Pabrik Gula Pesantren Baru dan Pabrik Gula Ngadirejo, keduanya di Kediri, sudah
menerapkannya dengan sukses. Demikian juga delapan pabrik gula lainnya,
termasuk yang di Lampung dan Palembang. Sejak empat tahun lalu kelompok 10 ini
tidak pernah lagi mengalami kesulitan bahan baku. Bahkan sampai berlebihan.
Kuncinya satu: Keterbukaan manajemen kepada petani tebu.
Namun, kata
kunci itu tidak dapat dilaksanakan di beberapa pabrik gula, yang justru karena
kesulitan bahan baku, bahkan berencana menutup 7 pabrik gula yaitu PG Kanigoro Madiun, PG
Gending, PG Wonolangan, PG. Pajarakan di Probolinggo, dan PG Wringinganom, PG.
Olean, PG. Panji di Situbondo karena kekurangan lahan dan merugi. Meruginya
ketujuh Pabrik Gula PTPN
XI tersebut, dikarenakan buruknya manajemen perusahaan. (Gempur, Juni 2011).
Apakah ada
jaminan, jika manajemen pabrik gula di perbaiki dengan memberikan ruang pada
petani untuk mengetahui manajemen pabrik, menjadikan kekurangan lahan
terpenuhi? Ternyata tidak. Di PTPN XI, persoalan profit sharing yang tidak adil
juga menjadi masalah yang dijadikan alasan petani untuk mengirimkan tebu ke
pabrik lain. Sehingga tetap saja pabrik gula-pabrik gula dibawah PTPN XI
menghadapi kekurangan pasokan tebu.
Bahtsul Masail Kubro, memang tidak secara
detail membahas masalah profit sharing, sehingga persoalan “bagaimana merebut
kepercayaan petani” dan bagaimana mengembalikan kepercayan petani yang hilang
terhadap BUMN khususnya di PTPN XI, belum terjawab. Jebloknya kepercayaan
petani, rupanya tidak bisa dijawab hanya dengan membuka manajemen pabrik.

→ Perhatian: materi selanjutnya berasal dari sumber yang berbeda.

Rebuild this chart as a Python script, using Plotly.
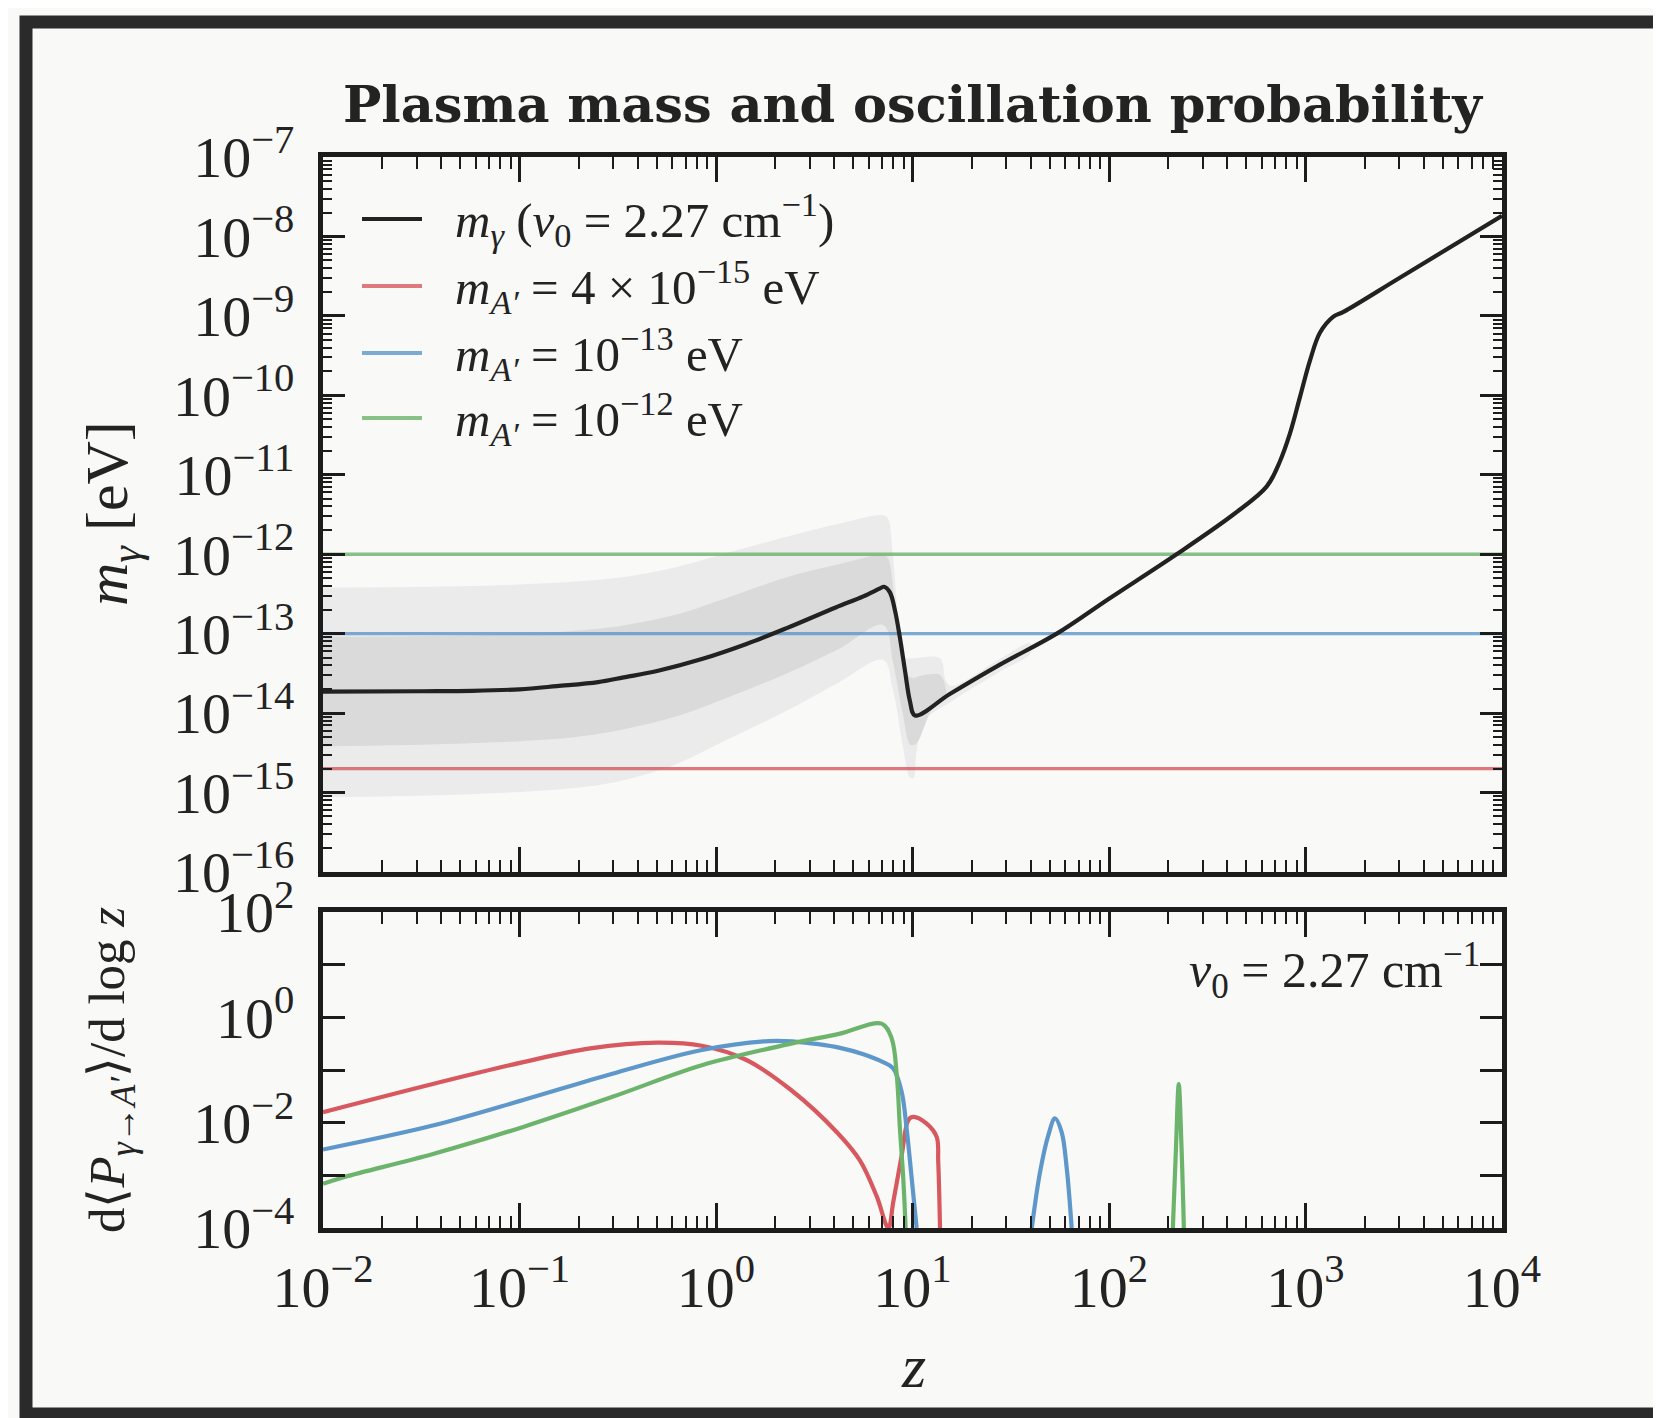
import plotly.graph_objects as go

# ---------------- data (log10 values) ----------------
# photon plasma mass m_gamma(z) for nu0 = 2.27 cm^-1
mgam_log10z = [-2.0, -1.5, -1.24, -1.0, -0.81, -0.6, -0.47, -0.3, -0.072, 0.155, 0.36, 0.609, 0.75,
               0.835, 0.855, 0.885, 0.911, 0.936, 0.962, 0.987, 1.013, 1.19, 1.445, 1.734, 2.0,
               2.344, 2.633, 2.802, 2.870, 2.921, 2.972, 3.023, 3.074, 3.142, 3.193, 3.48, 4.0]
mgam_log10m = [-13.73, -13.725, -13.72, -13.70, -13.66, -13.61, -13.55, -13.47, -13.32, -13.13, -12.93, -12.67,
               -12.53, -12.43, -12.41, -12.48, -12.71, -13.05, -13.47, -13.85, -14.03, -13.76, -13.39, -13.0,
               -12.56, -12.0, -11.50, -11.15, -10.83, -10.48, -10.02, -9.56, -9.21, -9.01, -8.95, -8.52, -7.74]

# outer (light) uncertainty band
outer_up_log10z = [-2.0, -1.25, -0.75, -0.48, -0.2, 0.02, 0.36, 0.62, 0.851, 0.875, 0.90, 0.935, 0.96, 1.0,
                   1.14, 1.17, 1.2, 1.45, 1.6]
outer_up_log10m = [-12.42, -12.40, -12.35, -12.29, -12.16, -12.01, -11.78, -11.62, -11.51, -11.55, -12.0, -13.0,
                   -13.3, -13.31, -13.31, -13.6, -13.66, -13.31, -13.12]
outer_lo_log10z = [-2.0, -1.25, -0.75, -0.48, -0.2, 0.02, 0.36, 0.62, 0.851, 0.90, 0.95, 0.985, 1.005, 1.02,
                   1.06, 1.2, 1.45, 1.6]
outer_lo_log10m = [-15.06, -15.02, -14.95, -14.85, -14.64, -14.38, -13.97, -13.62, -13.33, -13.7, -14.4, -14.8,
                   -14.82, -14.5, -14.1, -13.85, -13.47, -13.25]

# inner (darker) uncertainty band
inner_up_log10z = [-2.0, -1.25, -0.75, -0.48, -0.2, 0.02, 0.36, 0.62, 0.851, 0.875, 0.91, 0.95, 0.99, 1.06,
                   1.14, 1.17]
inner_up_log10m = [-13.04, -13.02, -12.97, -12.90, -12.76, -12.58, -12.29, -12.13, -12.01, -12.05, -12.6, -13.3,
                   -13.55, -13.52, -13.52, -13.7]
inner_lo_log10z = [-2.0, -1.25, -0.75, -0.48, -0.2, 0.02, 0.36, 0.62, 0.851, 0.90, 0.95, 0.99, 1.02, 1.1, 1.17]
inner_lo_log10m = [-14.42, -14.38, -14.31, -14.21, -14.04, -13.84, -13.50, -13.2, -12.89, -13.35, -14.0, -14.4,
                   -14.38, -13.95, -13.8]

# dark-photon masses drawn as horizontal lines [eV]
mA_red = 2.0e-15
mA_blue = 1.0e-13
mA_green = 1.0e-12

# d<P>/dlog z  (None = below the plotted range)
red_log10z = [-2.0, -1.436, -0.981, -0.64, -0.30, -0.072, 0.155, 0.382, 0.62, 0.733, 0.818, 0.877,
              0.902, 0.945, 0.979, 1.004, 1.072, 1.123, 1.131, 1.140]
red_log10p = [-1.80, -1.26, -0.85, -0.59, -0.48, -0.54, -0.81, -1.38, -2.2, -2.72, -3.4, -4.0,
              -3.51, -2.62, -1.95, -1.89, -2.02, -2.27, -2.75, -4.0]
blue_log10z = [-2.0, -1.436, -0.981, -0.527, -0.072, 0.268, 0.40, 0.52, 0.631, 0.75, 0.85, 0.902, 0.945, 0.970,
               0.996, 1.021, None, 1.607, 1.649, 1.691, 1.725, 1.759, 1.785, 1.810]
blue_log10p = [-2.51, -2.05, -1.57, -1.07, -0.62, -0.45, -0.46, -0.51, -0.58, -0.70, -0.85, -0.97, -1.42, -2.11,
               -3.06, -4.0, None, -4.0, -2.94, -2.24, -1.92, -2.18, -2.87, -4.0]
green_log10z = [-2.0, -1.89, -1.436, -0.981, -0.527, -0.072, 0.382, 0.631, 0.843, 0.894, 0.920, 0.936,
                0.953, 0.965, None, 2.325, 2.341, 2.355, 2.369, 2.381]
green_log10p = [-3.16, -3.03, -2.59, -2.08, -1.51, -0.91, -0.50, -0.31, -0.12, -0.40, -1.10, -2.11,
                -3.06, -4.0, None, -4.0, -2.46, -1.27, -2.46, -4.0]

# tick labels
top_y_exps = [-16, -15, -14, -13, -12, -11, -10, -9, -8, -7]
bot_y_exps = [-4, -3, -2, -1, 0, 1, 2]
x_exps = [-2, -1, 0, 1, 2, 3, 4]

title_text = "<b>Plasma mass and oscillation probability</b>"
legend_texts = [
    "<i>m</i><sub><i>γ</i></sub> (<i>ν</i><sub>0</sub> = 2.27 cm<sup>−1</sup>)",
    "<i>m</i><sub><i>A′</i></sub> = 4 × 10<sup>−15</sup> eV",
    "<i>m</i><sub><i>A′</i></sub> = 10<sup>−13</sup> eV",
    "<i>m</i><sub><i>A′</i></sub> = 10<sup>−12</sup> eV",
]

# ---------------- styling ----------------
OFF = 8                      # page body margin of the html file
W, H = 1661 - OFF, 1418 - OFF
ML, MR, MT, MB = 323 - OFF, 159, 157 - OFF, 190
BG = "#f9f9f8"
INK = "#232323"
FONT = "Liberation Serif"
BLACK = "#222222"
RED = "#d7585e"
BLUE = "#5e97c9"
GREEN = "#6cb46c"
LIGHT_BAND = "#ebebeb"
DARK_BAND = "#dadada"


def pw(v):
    return [None if a is None else 10 ** a for a in v]


def px2x(px):
    return (px - OFF - ML) / (W - ML - MR)


def py2y(py):
    return (H - MB - (py - OFF)) / (H - MT - MB)


def sup_label(e):
    return "10<sup>" + ("−" if e < 0 else "") + str(abs(e)) + "</sup>"


fig = go.Figure()

# bands
fig.add_trace(go.Scatter(
    x=pw(outer_up_log10z + outer_lo_log10z[::-1]), y=pw(outer_up_log10m + outer_lo_log10m[::-1]),
    mode="lines", fill="toself", fillcolor=LIGHT_BAND, line=dict(width=0, shape="spline", smoothing=1.0),
    hoverinfo="skip", showlegend=False, xaxis="x", yaxis="y"))
fig.add_trace(go.Scatter(
    x=pw(inner_up_log10z + inner_lo_log10z[::-1]), y=pw(inner_up_log10m + inner_lo_log10m[::-1]),
    mode="lines", fill="toself", fillcolor=DARK_BAND, line=dict(width=0, shape="spline", smoothing=1.0),
    hoverinfo="skip", showlegend=False, xaxis="x", yaxis="y"))

# horizontal dark-photon mass lines
for val, col in [(mA_red, RED), (mA_blue, BLUE), (mA_green, GREEN)]:
    fig.add_trace(go.Scatter(x=[1e-2, 1e4], y=[val, val], mode="lines",
                             line=dict(color=col, width=3.4), opacity=0.8,
                             showlegend=False, xaxis="x", yaxis="y"))

# photon plasma mass
fig.add_trace(go.Scatter(x=pw(mgam_log10z), y=pw(mgam_log10m), mode="lines",
                         line=dict(color=BLACK, width=4.2, shape="spline", smoothing=1.0),
                         showlegend=False, xaxis="x", yaxis="y"))

# conversion probability
for zz, pp, col in [(red_log10z, red_log10p, RED), (blue_log10z, blue_log10p, BLUE),
                    (green_log10z, green_log10p, GREEN)]:
    fig.add_trace(go.Scatter(x=pw(zz), y=pw(pp), mode="lines", connectgaps=False,
                             line=dict(color=col, width=4.2, shape="spline", smoothing=1.0),
                             showlegend=False, xaxis="x2", yaxis="y2"))


def minor_vals(exps):
    out = []
    for e in exps[:-1]:
        for d in range(2, 10):
            out.append(d * 10 ** e)
    return out


common = dict(type="log", showline=True, linewidth=5, linecolor="#1c1c1c", mirror="ticks",
              ticks="inside", tickwidth=2.6, tickcolor="#1c1c1c", showgrid=False, zeroline=False,
              tickfont=dict(family=FONT, size=58, color=INK))

fig.update_layout(
    width=W, height=H,
    margin=dict(l=ML, r=MR, t=MT, b=MB),
    paper_bgcolor=BG, plot_bgcolor=BG,
    showlegend=False,
    font=dict(family=FONT, color=INK, size=48),
    xaxis=dict(common, domain=[0, 1], anchor="y", range=[-2, 4], showticklabels=False,
               tickmode="array", tickvals=[10 ** e for e in x_exps], ticklen=25,
               minor=dict(tickmode="array", tickvals=minor_vals(x_exps), ticks="inside", ticklen=12,
                          tickwidth=2.2, tickcolor="#1c1c1c", showgrid=False)),
    yaxis=dict(common, domain=[py2y(872), 1], anchor="x", range=[-16, -7],
               tickmode="array", tickvals=[10 ** e for e in top_y_exps],
               ticktext=[sup_label(e) for e in top_y_exps], ticklen=22, ticklabelstandoff=12,
               minor=dict(tickmode="array", tickvals=minor_vals(top_y_exps), ticks="inside", ticklen=9,
                          tickwidth=2.0, tickcolor="#1c1c1c", showgrid=False)),
    xaxis2=dict(common, domain=[0, 1], anchor="y2", range=[-2, 4],
                tickmode="array", tickvals=[10 ** e for e in x_exps],
                ticktext=[sup_label(e) for e in x_exps], ticklen=25, ticklabelstandoff=4,
                minor=dict(tickmode="array", tickvals=minor_vals(x_exps), ticks="inside", ticklen=12,
                           tickwidth=2.2, tickcolor="#1c1c1c", showgrid=False)),
    yaxis2=dict(common, domain=[0, py2y(912)], anchor="x2", range=[-4, 2],
                tickmode="array", tickvals=[10 ** e for e in bot_y_exps],
                ticktext=[sup_label(e) if e % 2 == 0 else "" for e in bot_y_exps],
                ticklen=22, ticklabelstandoff=12),
)

ann = []
# title
ann.append(dict(text=title_text, x=0.5, y=py2y(104), xref="paper", yref="paper", showarrow=False,
                xanchor="center", yanchor="middle", font=dict(family="DejaVu Serif", size=51, color=INK)))
# y titles
ann.append(dict(text="<i>m</i><sub><i>γ</i></sub> [eV]", x=px2x(111), y=py2y(514), xref="paper", yref="paper",
                showarrow=False, textangle=-90, xanchor="center", yanchor="middle",
                font=dict(family=FONT, size=60, color=INK)))
ann.append(dict(text="d⟨<i>P</i><sub><i>γ</i>→<i>A′</i></sub>⟩/d log <i>z</i>", x=px2x(111), y=py2y(1070),
                xref="paper", yref="paper", showarrow=False, textangle=-90, xanchor="center", yanchor="middle",
                font=dict(family=FONT, size=51, color=INK)))
# x title
ann.append(dict(text="<i>z</i>", x=px2x(913), y=py2y(1366), xref="paper", yref="paper", showarrow=False,
                xanchor="center", yanchor="middle", font=dict(family=FONT, size=62, color=INK)))
# bottom panel label
ann.append(dict(text="<i>ν</i><sub>0</sub> = 2.27 cm<sup>−1</sup>", x=px2x(1482), y=py2y(970),
                xref="paper", yref="paper", showarrow=False, xanchor="right", yanchor="middle",
                font=dict(family=FONT, size=50, color=INK)))

# manual legend
shapes = []
rows = [219, 286, 353, 418]
legend_cols = [(BLACK, 1.0), (RED, 0.8), (BLUE, 0.8), (GREEN, 0.8)]
for (txt, (col, op), ry) in zip(legend_texts, legend_cols, rows):
    shapes.append(dict(type="line", xref="paper", yref="paper", x0=px2x(362), x1=px2x(422),
                       y0=py2y(ry), y1=py2y(ry), line=dict(color=col, width=3.8), opacity=op))
    ann.append(dict(text=txt, x=px2x(453), y=py2y(ry), xref="paper", yref="paper", showarrow=False,
                    xanchor="left", yanchor="middle", font=dict(family=FONT, size=49, color=INK)))

# rough outer frame
shapes.append(dict(type="rect", xref="paper", yref="paper", x0=px2x(26), x1=px2x(1720),
                   y0=py2y(1414), y1=py2y(22), line=dict(color="#2a2a2a", width=13), layer="above"))

fig.update_layout(annotations=ann, shapes=shapes)
fig.write_html("out.html")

Karena justru manajemen pabrik (manajemen direksi) yang secara rapat ditutupi
agar jaringan penguasaan gula, yang keuntungannya dinikmati segelintir pemain, tidak
gampang dibongkar. Tehnik penguasaan itu, melibatkan pemodal, oknum direksi dan
asosiasi petani, dengan melakukan rekayasa terhadap penentuan profit sharing. (Eros/Zq/Yud/Rud/Rus/Iks).